The longer the pandemic drags on, the more likely that consumers stick to their new habits. Companies are racing to adapt.

"We're seeing a much broader set of the retail ecosystem really seeing e-commerce as a top priority, and that has certainly amplified since Covid," Bill Ready, Google's president of commerce, told me in an interview.

"Consumers have dramatically shifted their shopping to online over the past six months," said Ready, adding that shoppers are embracing e-commerce innovations such as curb-side pickup in large numbers.

Google has accelerated its own e-commerce plans in response to the pandemic, Ready said. The search giant is now allowing retailers in Europe, the Middle East and Africa to list products on its shopping tab for free, after doing the same earlier this year in the United States.

What next: The stakes are high, especially for small businesses that were slow to get started and are now desperately trying to catch up.

"Previously, many retailers might have said, 'well, e-commerce is a relatively small part of the overall business, maybe 10%,'" said Ready. "Now that's grown dramatically to 30% or 40% plus for many retailers."

Even e-commerce giants can't afford a misstep. Investors will be watching closely later this week when Amazon celebrates its annual Prime Day with deep discounts on Tuesday and Wednesday.

The event, which will be held roughly three months later than usual, is expected to generate $9.9 billion in global sales for Amazon, up 43% from last year's event, according to eMarketer.

India's equivalent bonanza, which pits Walmart-owned Flipkart against Amazon in a fierce discounting battle, kicks off later in the week.

What a Biden presidency would mean for banks

As the nation's biggest banks prepare to report their latest earnings this week, these titans of Wall Street face a conundrum.

Many financial services executives are supporting Joe Biden over President Trump — even though a Biden win could be a slight negative for the industry, my CNN Business colleague Paul R. La Monica reports.

The rub: Deregulation championed by the White House, Trump's tax cuts of 2017, and low interest rates ushered in by Trump-nominated Fed boss Jerome Powell have helped fuel a market rally that was — at least until Covid-19 hit — good for bank profits.

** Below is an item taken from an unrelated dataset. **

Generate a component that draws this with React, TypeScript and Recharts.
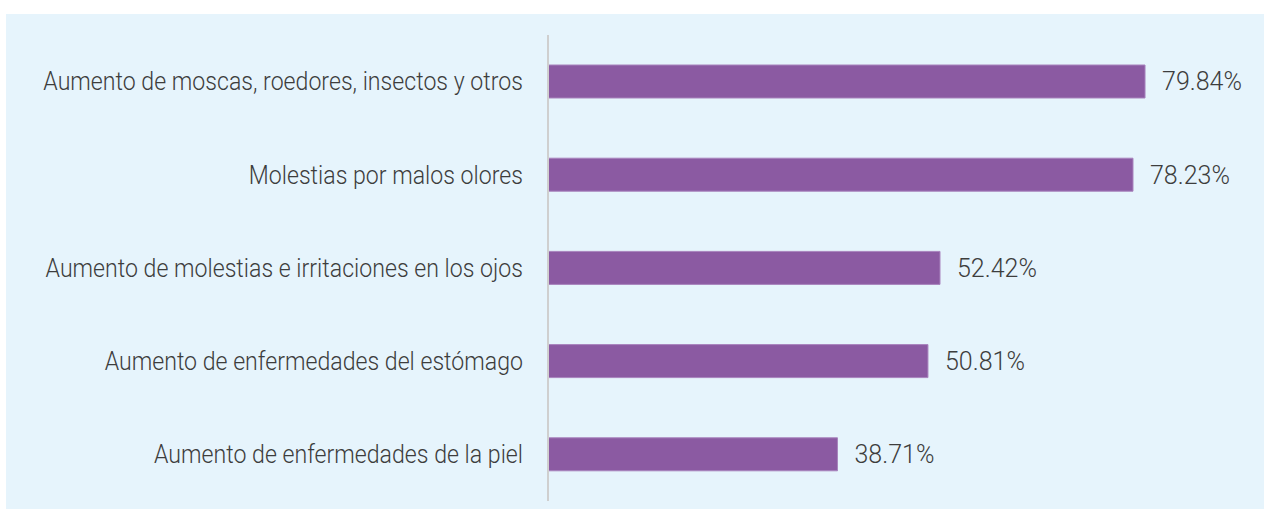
import { BarChart, Bar, XAxis, YAxis, LabelList } from 'recharts';

const categories = [
  'Aumento de moscas, roedores, insectos y otros',
  'Molestias por malos olores',
  'Aumento de molestias e irritaciones en los ojos',
  'Aumento de enfermedades del estómago',
  'Aumento de enfermedades de la piel',
];

const values = [79.84, 78.23, 52.42, 50.81, 38.71];

const data = categories.map((name, i) => ({ name, value: values[i] }));

const textColor = '#3d3d3d';

// condensed look: no narrow font installed, so squeeze Roboto Light a bit
function CategoryTick(props: any) {
  const { x, y, payload } = props;
  return (
    <text
      x={x}
      y={y}
      dy="0.355em"
      textAnchor="end"
      fill={textColor}
      fontSize={25}
      fontWeight={300}
      fontFamily="Roboto, sans-serif"
      transform={`translate(${x} 0) scale(0.925 1) translate(${-x} 0)`}
    >
      {payload.value}
    </text>
  );
}

export default function App() {
  return (
    <div style={{ position: 'absolute', left: 0, top: 0, width: 1264, height: 509 }}>
      <div
        style={{
          position: 'absolute',
          left: 6,
          top: 14,
          right: 0,
          bottom: 0,
          background: '#e6f4fc',
        }}
      />
      <div style={{ position: 'absolute', left: 0, top: 0 }}>
        <BarChart
          width={1264}
          height={509}
          data={data}
          layout="vertical"
          margin={{ top: 35, right: 43, bottom: 8, left: 0 }}
        >
          <XAxis type="number" domain={[0, 90]} hide />
          <YAxis
            type="category"
            dataKey="name"
            width={548}
            tickLine={false}
            tickSize={0}
            tickMargin={25}
            axisLine={{ stroke: '#cfcfcf', strokeWidth: 2 }}
            tick={<CategoryTick />}
          />
          <Bar
            dataKey="value"
            fill="#8b5aa2"
            stroke="#a883bd"
            strokeWidth={1}
            barSize={33}
            isAnimationActive={false}
          >
            <LabelList
              dataKey="value"
              position="right"
              offset={17}
              formatter={(v: number) => `${v.toFixed(2)}%`}
              style={{
                fill: textColor,
                fontSize: 25,
                fontWeight: 300,
                fontFamily: 'Roboto, sans-serif',
              }}
            />
          </Bar>
        </BarChart>
      </div>
    </div>
  );
}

But according to a recent analysis from S&P Market Intelligence, Biden's proposed tax plan could lead to a combined $7 billion increase in corporate taxes annually for the nation's top 10 banks.

Executives from JPMorgan Chase, Citigroup, Bank of America, Wells Fargo, Goldman Sachs and Morgan Stanley will almost certainly be asked about the election during this week's earnings calls with analysts and investors.

Counterpoint: The S&P analysts noted that a higher corporate tax rate could actually boost bank valuations. That's because many big banks have assets on their books that would actually increase in value if tax rates went up.

What's more, Biden is unlikely to push for a significantly higher corporate tax rate, some experts say.

"With the economy likely still struggling to recover from the pandemic-induced recession ... moderate Democrats in conservative states ... would push back on a significant tax increase," Isaac Boltansky, an analyst for Compass Point Research & Trading, wrote in the S&P report.

Up next

Monday: Nobel prize in economics

Tuesday: BlackRock, Citigroup, JPMorgan Chase, Delta Air Lines earnings; IMF World Economic Outlook; Amazon Prime Day begins

Wednesday: Bank of America, Goldman Sachs, PNC, Wells Fargo earnings

Thursday: Morgan Stanley, Charles Schwab, Walgreens Boots Alliance, Taiwan Semiconductor earnings; US initial claims; US crude oil inventories

Friday: BNY Mellon, Schlumberger earnings; US retail sales

Correction: An earlier version of this article incorrectly described the relationship between Edinburgh Woollen Mill and Harris Tweed. The company sells products made from the cloth.